Ese es, justamente, el motivo de la alegría perfecta: Dios nos ha dado el ser y el vivir, y compla­cido en ello, nos da también Su salvación. San Lucas se deleita recogiendo, en diversos pasajes, esta verdad: “Alégrate, Llena de gracia, porque has ha­llado gracia a los ojos de Dios ”(Lc 1, 28.30), alégrate porque Él te ha mirado con benevolencia, hacién­dote objeto privilegiado de su Amor, que salva y vivifica; “Mi espíritu se alegra en Dios, mi Salvador, porque ha puesto los ojos en la pequeñez de su esclava ” (Lc 1, 47.48ª); “Os anuncio una gran alegría,... hoy os ha nacido un Salvador” (Lc 2, 10.11); “Alegraos de que vuestros nombres estén escritos en los Cielos ”(Lc 10, 20b).

Navidad –y, de algún modo, el tiempo de Adviento que la precede como preparación– es, juntamente con la Pascua de Resurrección, la Fiesta por excelencia; un tiempo sagrado, burlado al trajinar cotidiano, concedido por Dios al hombre para que recuerde su condición de salvado, de rescatado, de redimido, y, con ello, reafirme con Él la bondad de todas las cosas. El motivo –único verdadero – de las “fiestas”, lo que las hace “felices”, no es otro que éste: “Nos ha nacido un Niño, un Hijo nos ha sido dado... ” por Quien “hemos recibido la redención, el perdón de los pecados ”.

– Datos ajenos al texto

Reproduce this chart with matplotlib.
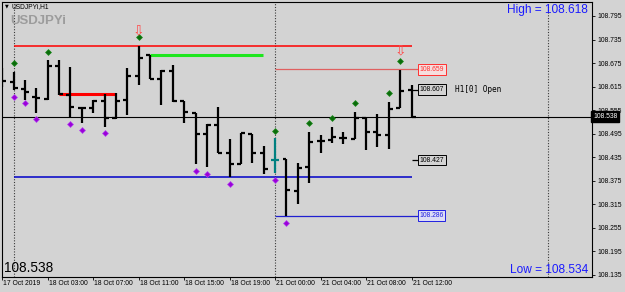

Desde antiguo, el Pueblo de Dios conoció las fiestas como expresión de la gratitud del hombre por los dones de Dios: fiesta por la liberación de la cau­tividad y por la victoria frente al enemigo, fiesta por la tierra y por la vida naciente, fiesta por la siembra y por la cosecha. Pero, además de estos días, y aun semanas, de festejos regulares, como para dar rienda suelta al gozo desbordante del saberse amado por Dios, protegidos por Él, rescatados por Su amor, conoció también el jubileo, el año jubilar , el año de la gran liberación. “Declararéis santo el año cincuenta, y proclamaréis por el país la liberación para todos sus habitantes. Será para vosotros un jubileo; cada uno recobrará su propiedad y cada cual regresará a su familia” (cf. Lev 25,8- 17).

La Iglesia, Pueblo de Dios, retomando la tradición veterotestamentaria, estableció el “año santo”, año del jubileo, esto es, del júbilo, de la alegría, del gozo celebrado y compartido en la comunión de las cosas santas, en el que con particular insistencia nos invita a reflexionar sobre el Amor salvífico del Dios Uno y Trino; a volver nuestros ojos hacia Él, vi­sible en Jesús, Hijo de Dios e Hijo de María, el Niño que nos ha sido dado y por Quien hemos sido salvados y redimidos. Año en que proclama por todo el mundo la liberación de todos los hombres: liberación del pecado y de la muerte eterna; año en que cada uno puede –si quiere- regresar a su Familia, retornar a la casa del Padre, a la amistad con Dios por el camino de la penitencia, del sacramento de la reconciliación.

En los umbrales de un nuevo siglo, el año jubilar nos invita a reactualizar en nuestras vidas el arcano de la salvación. Porque la fiesta litúrgica no es un mero “recordar” lo que pasó, sino un misterioso y místico “volver a producir” aquello que se celebra. La fiesta litúrgica nos ubica más allá del tiempo y del espacio, en el “hoy” de Dios. Quien así celebra la Navidad se coloca, espiritual pero realmente, en el corazón del acontecimiento salvífico, zambulléndose en él, dejándose transformar en un hombre nuevo, recibiendo todas las gracias dispuestas para él por el Amor eterno de Dios.

Ésta es la única, sempiterna, novedad; éste sólo, el cambio posible que puede traer el fin de siglo; transformación no causada por el movimiento de los astros, no por un mero paso del almanaque, no debido al simple transcurso del tiempo, sino por la asunción personal del mensaje de salvación, mani­festada en adhesión a Jesucristo, traducida en fe que obra por la caridad y en esperanza de Cielo, fuente de la verdadera alegría.

(1) - “Mamona”, es la palabra usada por el Señor, según S. Mateo, para designar a las riquezas, haciendo alusión a un ídolo pagano y, por él, “ a la avaricia, que es una idolatría” Cfr. Mt 6, 24.